** begin **

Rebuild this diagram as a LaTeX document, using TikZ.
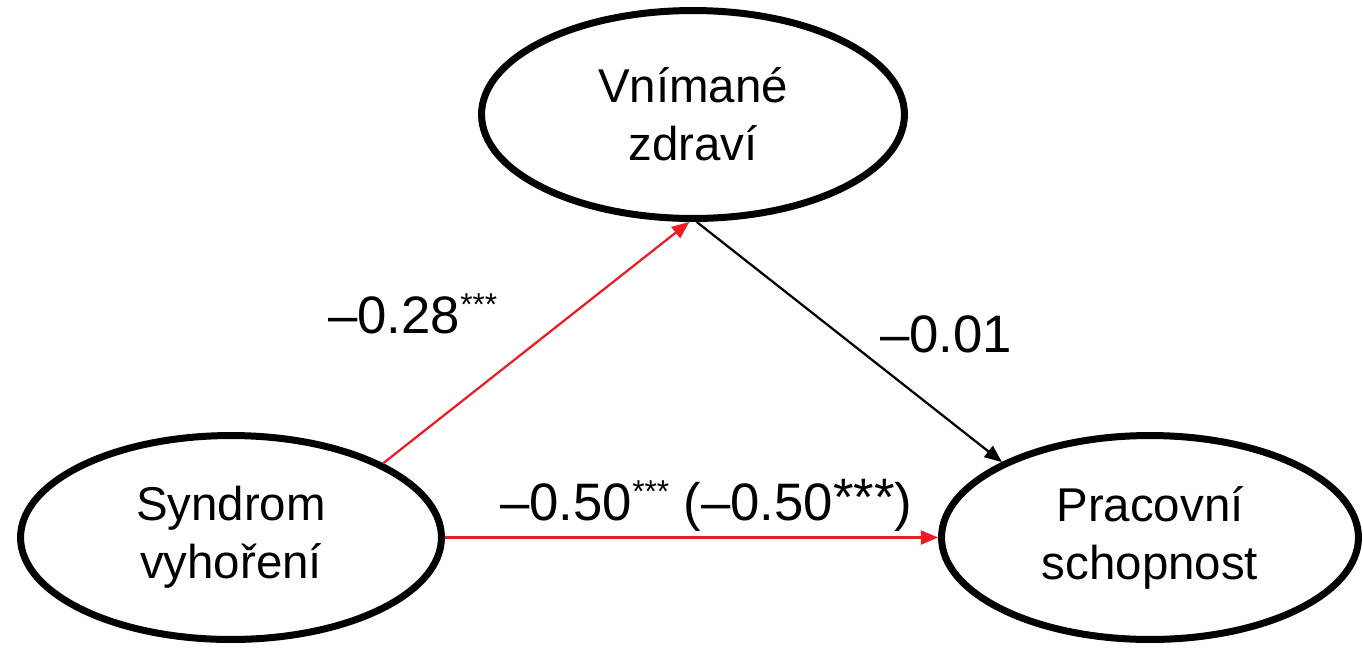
\documentclass[tikz,border=0pt]{standalone}
\usepackage{fontspec}
\setmainfont{Liberation Sans}
\usepackage{tikz}
\usetikzlibrary{arrows,shapes.geometric}
\definecolor{pathred}{RGB}{237,28,36}

\begin{document}
\begin{tikzpicture}[x=0.02cm,y=-0.02cm,
  latent/.style={draw,ellipse,line width=0.14cm,inner sep=0pt,align=center,font=\fontsize{27}{33}\selectfont},
  coef/.style={inner sep=0pt,anchor=base west,font=\fontsize{30}{36}\selectfont},
  effect/.style={-triangle 45,line width=0.045cm}]
\useasboundingbox (0,0) rectangle (1363,647);
\node[latent,minimum width=8.46cm,minimum height=4.16cm] (vz) at (693,114.5) {Vnímané\\zdraví};
\node[latent,minimum width=8.42cm,minimum height=4.08cm] (syn) at (231,537.5) {Syndrom\\vyhoření};
\node[latent,minimum width=8.34cm,minimum height=4.08cm] (pc) at (1150,537.5) {Pracovní\\schopnost};
\draw[effect,pathred] (syn.26.6) -- (vz.-92);
\draw[effect] (vz.-88) -- (pc.153.3);
\draw[effect,pathred] (syn.east) -- (pc.west);
\node[coef] (sv) at (328,333) {--0.28\raisebox{0.34em}{\fontsize{18}{18}\selectfont ***}};
\node[coef] (vp) at (880,352) {--0.01};
\node[coef] (sp) at (500,520) {--0.50\raisebox{0.34em}{\fontsize{18}{18}\selectfont ***} (--0.50\raisebox{0.08em}{***})};
\end{tikzpicture}
\end{document}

** end **

The problem:
The listing above needs to be output again exactly. Don't include the pictures.

Expected output:
Rebuild this diagram as a LaTeX document, using TikZ.
\documentclass[tikz,border=0pt]{standalone}
\usepackage{fontspec}
\setmainfont{Liberation Sans}
\usepackage{tikz}
\usetikzlibrary{arrows,shapes.geometric}
\definecolor{pathred}{RGB}{237,28,36}

\begin{document}
\begin{tikzpicture}[x=0.02cm,y=-0.02cm,
  latent/.style={draw,ellipse,line width=0.14cm,inner sep=0pt,align=center,font=\fontsize{27}{33}\selectfont},
  coef/.style={inner sep=0pt,anchor=base west,font=\fontsize{30}{36}\selectfont},
  effect/.style={-triangle 45,line width=0.045cm}]
\useasboundingbox (0,0) rectangle (1363,647);
\node[latent,minimum width=8.46cm,minimum height=4.16cm] (vz) at (693,114.5) {Vnímané\\zdraví};
\node[latent,minimum width=8.42cm,minimum height=4.08cm] (syn) at (231,537.5) {Syndrom\\vyhoření};
\node[latent,minimum width=8.34cm,minimum height=4.08cm] (pc) at (1150,537.5) {Pracovní\\schopnost};
\draw[effect,pathred] (syn.26.6) -- (vz.-92);
\draw[effect] (vz.-88) -- (pc.153.3);
\draw[effect,pathred] (syn.east) -- (pc.west);
\node[coef] (sv) at (328,333) {--0.28\raisebox{0.34em}{\fontsize{18}{18}\selectfont ***}};
\node[coef] (vp) at (880,352) {--0.01};
\node[coef] (sp) at (500,520) {--0.50\raisebox{0.34em}{\fontsize{18}{18}\selectfont ***} (--0.50\raisebox{0.08em}{***})};
\end{tikzpicture}
\end{document}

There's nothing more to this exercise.